Musings From A Longtime Volunteer
By Dan Lafferty
SYM Volunteer
I was struck recently - thinking about Jesus and his need to remove himself from the community in order to spend time with God. Thinking about how, as a spiritual discipline it is important to follow in his steps and do the same. But it's not a permanent removal. Always, he returns to the community and gives it everything he's got. I’ve been thinking about something - how we live in this constant tension - balancing, or rocking back and forth between ideal and the real, between our actions and our understanding of truth, between our desire to love and our inability to love perfectly. We should not consider that the tension is necessarily bad. In fact, a more healthy response would be to recognize that the tension is a necessary part of being human and to deny it, would in fact, represent a loss of this humanness.

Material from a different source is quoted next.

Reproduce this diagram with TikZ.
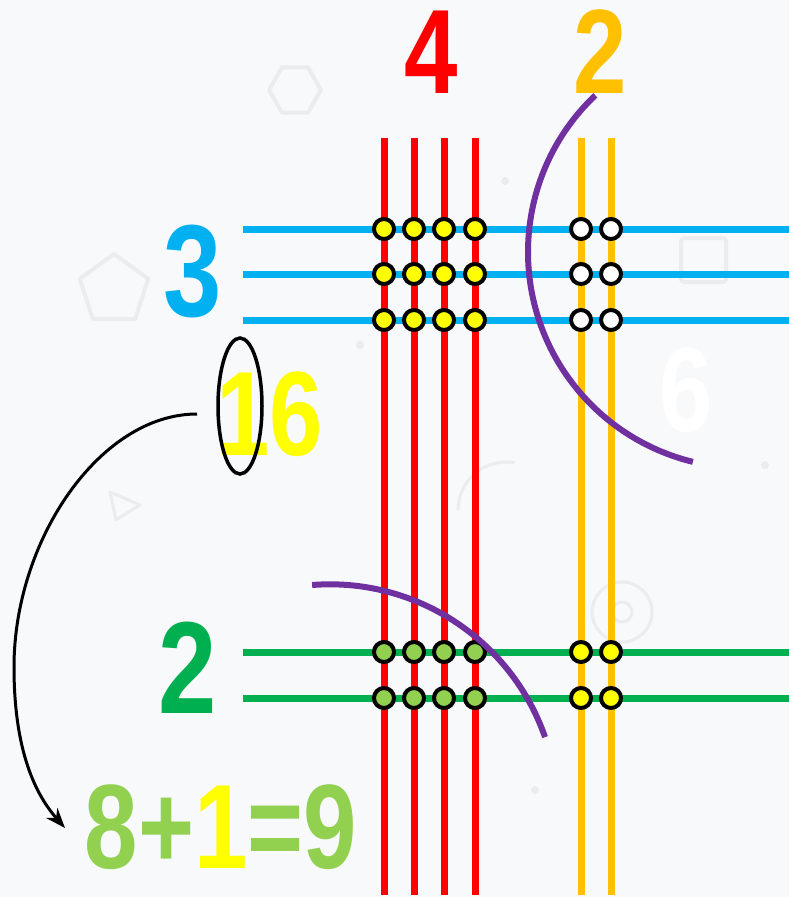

So, though it seems like an oxymoron, perhaps the power in the teachings of Jesus have a lot to do with accepting this tension and owning it, and living in peace with it. This requires us to remove ourselves from community to rejuvenate, to re-create our ideals and love, and then come back again to apply them in the reality of our communities. In this we may see some success and failures, and we may falter, we may tend to slip back into judging or get discouraged and we may have to adjust our understanding of truth. Then it is time to repeat the cycle again.
The steps we take are repetitive, but they are necessary if we are to walk forward. When living in this tension with honesty and transparency, we inevitably become more and more skilled at applying the tools of forgiveness, grace, and mercy. These tools are the antithesis of judging others because we are periodically reminded of our own personal shortcomings; and it’s difficult to judge others without also judging oneself. This is the lesson that hovers over the work that I see going on at SYM and the philosophy that is applied by SYM staff. While the rest of the world would come up with a formula that requires the kids to change and deny who they are - implying that who they are is fundamentally wrong; SYM would have them become accepted and loved for who they are. This is recognition that for each one of us, true healing of the whole character can come only within the context of knowing and accepting who we are.